## [RECORDED INFORMATION]
*-*-*

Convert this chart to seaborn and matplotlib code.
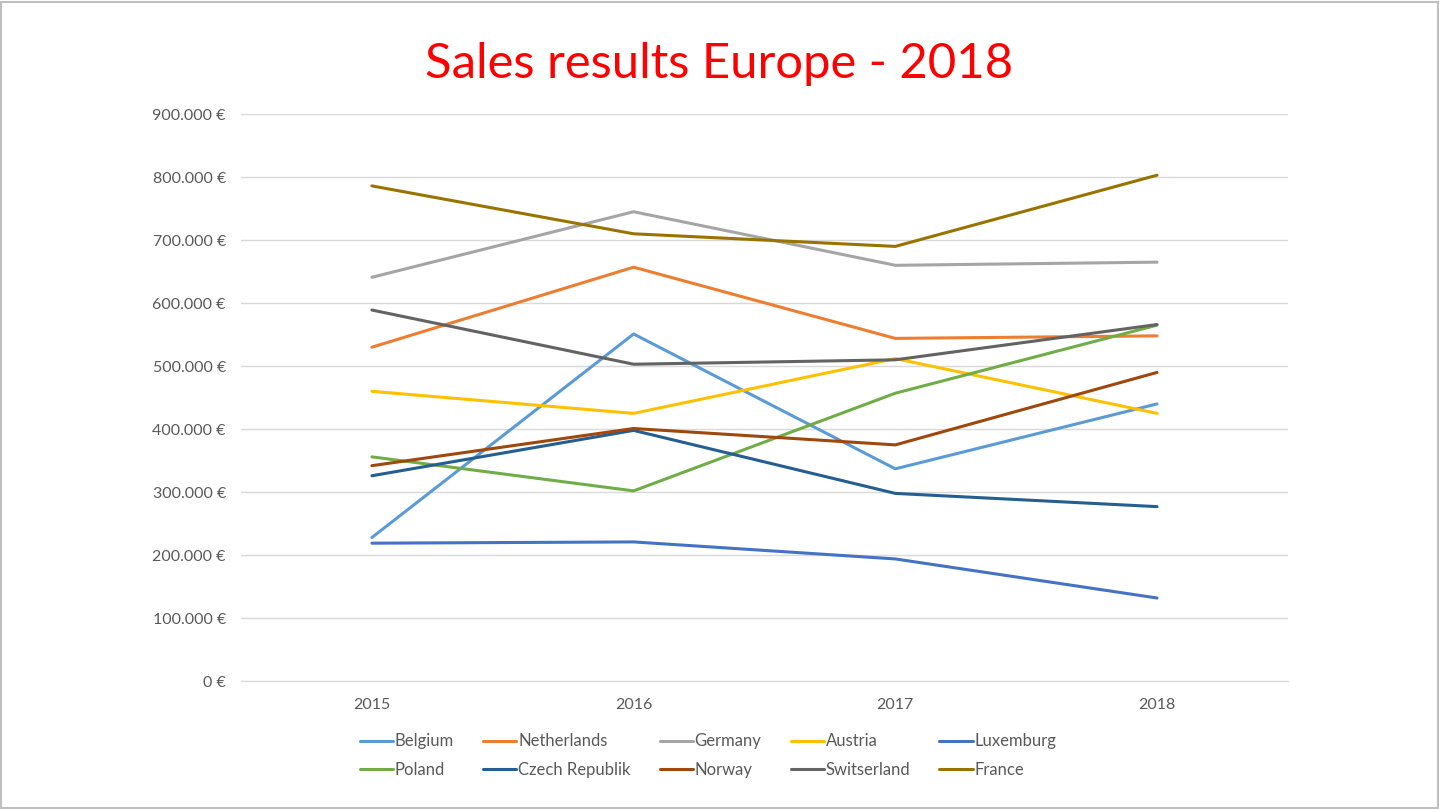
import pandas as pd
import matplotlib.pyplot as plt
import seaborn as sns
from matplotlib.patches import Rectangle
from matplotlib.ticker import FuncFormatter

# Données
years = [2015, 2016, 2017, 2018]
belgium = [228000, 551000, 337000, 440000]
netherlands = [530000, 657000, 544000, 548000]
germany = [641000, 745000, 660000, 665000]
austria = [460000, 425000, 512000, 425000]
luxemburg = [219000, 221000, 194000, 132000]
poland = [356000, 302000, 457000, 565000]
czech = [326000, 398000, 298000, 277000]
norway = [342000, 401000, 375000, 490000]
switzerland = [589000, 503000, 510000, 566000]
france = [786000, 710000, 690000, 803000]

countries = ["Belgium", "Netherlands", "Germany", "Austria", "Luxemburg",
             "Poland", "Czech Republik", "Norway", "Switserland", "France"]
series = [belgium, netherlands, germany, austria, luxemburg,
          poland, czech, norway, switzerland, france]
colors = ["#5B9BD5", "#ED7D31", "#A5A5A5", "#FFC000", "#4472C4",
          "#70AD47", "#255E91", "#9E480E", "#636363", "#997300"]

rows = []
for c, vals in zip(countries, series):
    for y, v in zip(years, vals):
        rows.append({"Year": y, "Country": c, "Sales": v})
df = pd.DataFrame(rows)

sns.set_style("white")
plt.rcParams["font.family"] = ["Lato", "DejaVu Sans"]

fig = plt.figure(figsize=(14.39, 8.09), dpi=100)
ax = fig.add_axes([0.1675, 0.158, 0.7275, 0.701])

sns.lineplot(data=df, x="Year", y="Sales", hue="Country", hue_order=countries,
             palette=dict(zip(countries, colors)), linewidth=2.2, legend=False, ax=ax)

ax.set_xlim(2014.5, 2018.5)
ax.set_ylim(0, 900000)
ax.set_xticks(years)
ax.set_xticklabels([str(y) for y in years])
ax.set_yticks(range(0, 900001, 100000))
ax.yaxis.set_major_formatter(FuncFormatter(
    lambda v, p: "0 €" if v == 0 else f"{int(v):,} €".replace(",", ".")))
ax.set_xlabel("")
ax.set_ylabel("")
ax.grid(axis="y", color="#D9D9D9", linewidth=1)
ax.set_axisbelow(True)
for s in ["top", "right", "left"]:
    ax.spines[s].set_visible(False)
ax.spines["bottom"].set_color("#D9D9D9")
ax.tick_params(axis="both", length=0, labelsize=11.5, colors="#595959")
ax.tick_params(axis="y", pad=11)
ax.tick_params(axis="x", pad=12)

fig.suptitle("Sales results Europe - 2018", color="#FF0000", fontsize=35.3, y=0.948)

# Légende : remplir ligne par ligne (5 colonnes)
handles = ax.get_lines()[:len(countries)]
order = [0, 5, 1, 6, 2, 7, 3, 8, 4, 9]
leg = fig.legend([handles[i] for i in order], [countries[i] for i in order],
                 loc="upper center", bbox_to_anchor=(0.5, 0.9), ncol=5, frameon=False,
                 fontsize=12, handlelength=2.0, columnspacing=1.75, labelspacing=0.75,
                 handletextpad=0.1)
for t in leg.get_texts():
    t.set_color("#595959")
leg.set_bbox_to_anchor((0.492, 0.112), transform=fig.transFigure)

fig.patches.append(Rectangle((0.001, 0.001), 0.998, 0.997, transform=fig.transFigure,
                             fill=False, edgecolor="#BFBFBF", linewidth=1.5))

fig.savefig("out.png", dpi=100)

*-*-*

## [WHAT IS ASKED]
Repeat the material above verbatim. Leave the pictures behind.

## [SOLUTION TO THIS TASK]
Convert this chart to seaborn and matplotlib code.
import pandas as pd
import matplotlib.pyplot as plt
import seaborn as sns
from matplotlib.patches import Rectangle
from matplotlib.ticker import FuncFormatter

# Données
years = [2015, 2016, 2017, 2018]
belgium = [228000, 551000, 337000, 440000]
netherlands = [530000, 657000, 544000, 548000]
germany = [641000, 745000, 660000, 665000]
austria = [460000, 425000, 512000, 425000]
luxemburg = [219000, 221000, 194000, 132000]
poland = [356000, 302000, 457000, 565000]
czech = [326000, 398000, 298000, 277000]
norway = [342000, 401000, 375000, 490000]
switzerland = [589000, 503000, 510000, 566000]
france = [786000, 710000, 690000, 803000]

countries = ["Belgium", "Netherlands", "Germany", "Austria", "Luxemburg",
             "Poland", "Czech Republik", "Norway", "Switserland", "France"]
series = [belgium, netherlands, germany, austria, luxemburg,
          poland, czech, norway, switzerland, france]
colors = ["#5B9BD5", "#ED7D31", "#A5A5A5", "#FFC000", "#4472C4",
          "#70AD47", "#255E91", "#9E480E", "#636363", "#997300"]

rows = []
for c, vals in zip(countries, series):
    for y, v in zip(years, vals):
        rows.append({"Year": y, "Country": c, "Sales": v})
df = pd.DataFrame(rows)

sns.set_style("white")
plt.rcParams["font.family"] = ["Lato", "DejaVu Sans"]

fig = plt.figure(figsize=(14.39, 8.09), dpi=100)
ax = fig.add_axes([0.1675, 0.158, 0.7275, 0.701])

sns.lineplot(data=df, x="Year", y="Sales", hue="Country", hue_order=countries,
             palette=dict(zip(countries, colors)), linewidth=2.2, legend=False, ax=ax)

ax.set_xlim(2014.5, 2018.5)
ax.set_ylim(0, 900000)
ax.set_xticks(years)
ax.set_xticklabels([str(y) for y in years])
ax.set_yticks(range(0, 900001, 100000))
ax.yaxis.set_major_formatter(FuncFormatter(
    lambda v, p: "0 €" if v == 0 else f"{int(v):,} €".replace(",", ".")))
ax.set_xlabel("")
ax.set_ylabel("")
ax.grid(axis="y", color="#D9D9D9", linewidth=1)
ax.set_axisbelow(True)
for s in ["top", "right", "left"]:
    ax.spines[s].set_visible(False)
ax.spines["bottom"].set_color("#D9D9D9")
ax.tick_params(axis="both", length=0, labelsize=11.5, colors="#595959")
ax.tick_params(axis="y", pad=11)
ax.tick_params(axis="x", pad=12)

fig.suptitle("Sales results Europe - 2018", color="#FF0000", fontsize=35.3, y=0.948)

# Légende : remplir ligne par ligne (5 colonnes)
handles = ax.get_lines()[:len(countries)]
order = [0, 5, 1, 6, 2, 7, 3, 8, 4, 9]
leg = fig.legend([handles[i] for i in order], [countries[i] for i in order],
                 loc="upper center", bbox_to_anchor=(0.5, 0.9), ncol=5, frameon=False,
                 fontsize=12, handlelength=2.0, columnspacing=1.75, labelspacing=0.75,
                 handletextpad=0.1)
for t in leg.get_texts():
    t.set_color("#595959")
leg.set_bbox_to_anchor((0.492, 0.112), transform=fig.transFigure)

fig.patches.append(Rectangle((0.001, 0.001), 0.998, 0.997, transform=fig.transFigure,
                             fill=False, edgecolor="#BFBFBF", linewidth=1.5))

fig.savefig("out.png", dpi=100)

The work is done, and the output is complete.